The Pets' Holiday Hazards season begins with Halloween when trick-or-treat bags are theirs for the raiding. While it takes a lot of chocolate to make a Pyr-sized dog sick, the plastic candy wrappers can cause discomfort and even intestinal blockage. While we're on the subject of chocolate, remember that chocolate contains an element, called theobromine, that is toxic to dogs. Even one ounce of pure chocolate can be lethal to a small dog (10 pounds or less). Larger quantities of chocolate can poison or even kill a medium or large dog. Dark and unsweetened baking chocolates are especially dangerous. So save the chocolate treats for yourself and guests, out of the dogs' reach.

Thanksgiving brings the danger of too much fat, poultry bones and a surfeit of leftovers. Poultry bones can splinter, puncturing the dog's intestinal tract, excess fat (including the turkey skin) and rich leftovers can cause diarrhea, vomiting and even hot spots. If you want your pets to share the Thanksgiving meal, limit their portion to a tablespoon of gravy and some leftover vegetables (not corn or onions) stirred into their regular kibble. They can skip the pie; a dog biscuit spread with peanut butter is tasty, and much better for them.

If you celebrate Chanukah, or use candles for any of the holidays, be sure they are up high where neither children nor dogs can accidentally knock them over. Christmas trees are very attractive to pets - while we smell the scent of evergreen, they smell birds, and squirrels and other furry visitors and it's the rare male Pyr than can resist "marking" the tree at least once, to claim his ownership of it.

No home with pets should use flocking, "angel hair" (which is often spun glass) or tinsel on the tree. Ingested even accidentally, these can cause intestinal damage leading to death. The trees of long-time pet owners are easily spotted by the clustering of non-breakable ornaments on the lower branches, up to the pet's head-height, with the glass heirlooms safely wired to the topmost branches. The white trim on the lower branches is probably Pyr hair.

If you have a pup still in the chewing stage, ask your hardware store about a Ground Protection Fault (GPF) plug for the tree lights.

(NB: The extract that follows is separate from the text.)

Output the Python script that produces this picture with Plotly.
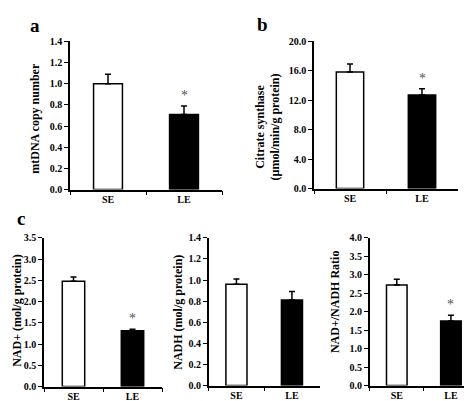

This will cut off the electricity to the plug if the string gets grounded - in the mouth of a pup, for example. For a small investment, it can prevent electrocution, injury and even death.

Don't put preservatives into the water around the base of a tree; this is a favorite "watering hole" for both dogs and cats, so check the water level daily. If your pup is still in the "bull-in-a-china-shop" stage, consider getting a smaller tree that you can put up on a table. For additional stability, use strong nylon line to cross-tie the tree to the wall or ceiling. Visitors sometimes wonder about the strange placement of ceiling mounted planter hooks at my house - until the Christmas tree is tied to them for stability against pups and kittens!

Finally, keep ornamental holiday plants out of the dogs' reach. Some toxic holiday plants include amaryllis, boxberry, Christmas berry, Christmas cherry, Christmas pepper, Christmas rose, holly, mistletoe, poinsettia, rhododendron and yew. If any of these are ingested, remember that 1-2 tablespoonfuls of hydrogen peroxide given orally to your pet will induce vomiting. Always check with your veterinarian if possible before inducing vomiting.

 Remember that our pets thrive best on a regular schedule. Regular mealtimes, regular bed times, regular attention times, all contribute to the pets' peace of mind. If holiday shopping interferes with quality time with the dog (or the family), give some thought to rescheduling the shopping. If you are one of the many who suffer from depression during the holidays, keeping your pet to a regular schedule will help you as much as it helps him. Physical exercise, regular walks and quiet cuddle-times are good for both of you.

 With some planning, some training of both dog and family, and attention their need for a stable schedule, the holidays can be an enjoyable time for everyone. Oh, while you are making out your Holiday giving list, don't forget a donation to your local Rescue. Happy Holidays to all.